Straight Answers From the Advisors Who Know This State Best

  • What does it mean that Avery is an independent insurance agency?

    An independent agency like Avery is not tied to any single insurance company. We represent multiple top-rated carriers, which means we can shop the market on your behalf and recommend the coverage that truly fits your needs — not the one that benefits any single insurer.


    This independence gives you access to more options and unbiased advice. Our advisors are compensated to serve your interests, not to push a specific product. That is a significant advantage over captive agents who can only offer one carrier’s policies.

  • How much does it cost to work with an Avery advisor?

    There is no direct cost to you for working with an Avery advisor. Independent agents are compensated through commissions paid by the insurance carriers when a policy is placed. You receive expert guidance, market comparisons, and ongoing service at no extra charge.


    In fact, many clients find that working with Avery saves them money. Our advisors know how to identify the right coverage levels so you are not paying for protection you do not need, and you are not left exposed where you do.

  • Does Avery help with claims?

    Yes — and this is one of the most important things that sets Avery apart. When you have a claim, our in-house claims advisors go to work for you. We guide you through the process, communicate with the insurance company, and advocate for a fair and timely outcome.


    Several of our team members hold professional claims designations, including AIC and AINS. We do not just help you file paperwork — we actively represent your interests to make sure you receive the full benefit your policy provides.

  • Where in New Hampshire does Avery provide coverage?

    Avery serves clients throughout the state of New Hampshire from our offices in Wolfeboro and Portsmouth. Whether you live in the Lakes Region, the Seacoast, the White Mountains, or the Merrimack Valley, an Avery advisor is ready to help you find the right coverage.


    Our advisors understand the specific risks that come with living and doing business in New Hampshire — from harsh winter weather to seasonal watercraft exposure. We apply that local knowledge to every coverage recommendation we make.

  • How does Avery handle high-value homes and assets?

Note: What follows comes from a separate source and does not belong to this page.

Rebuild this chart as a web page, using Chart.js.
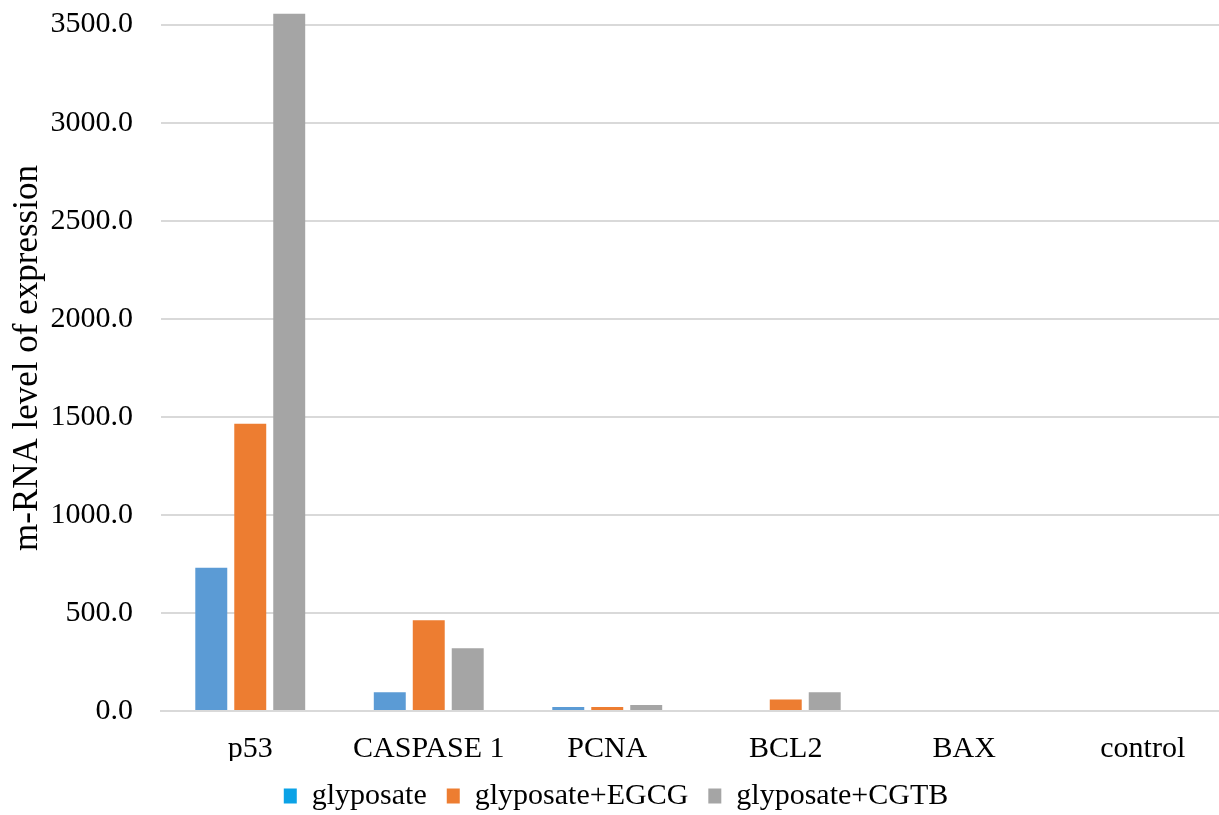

    Avery offers a dedicated Premier Client Services program for clients with homes valued over .5 million, significant investment portfolios, fine art collections, jewelry, yachts, and other complex assets. This program pairs you with a specialist who understands the unique risks of high-net-worth households.


    Through carriers that specialize in high-value personal lines, we provide guaranteed replacement cost coverage, agreed value policies, and comprehensive risk management strategies. Your advisor will conduct a detailed review of your full asset portfolio to make sure nothing is overlooked or underinsured.

  • How often should I review my insurance coverage?

    Avery recommends a full coverage review at least once a year. Major life events — buying a home, starting a business, adding a vehicle, getting married, or making significant home improvements — are all good triggers for an immediate review outside your annual cycle.


    Insurance needs change over time, and policies that were right for you a few years ago may leave gaps today. Avery advisors proactively reach out to clients for annual reviews and keep up with changes in the insurance market that could affect your coverage or premium. Our goal is to make sure you are always protected and never paying for coverage that no longer fits.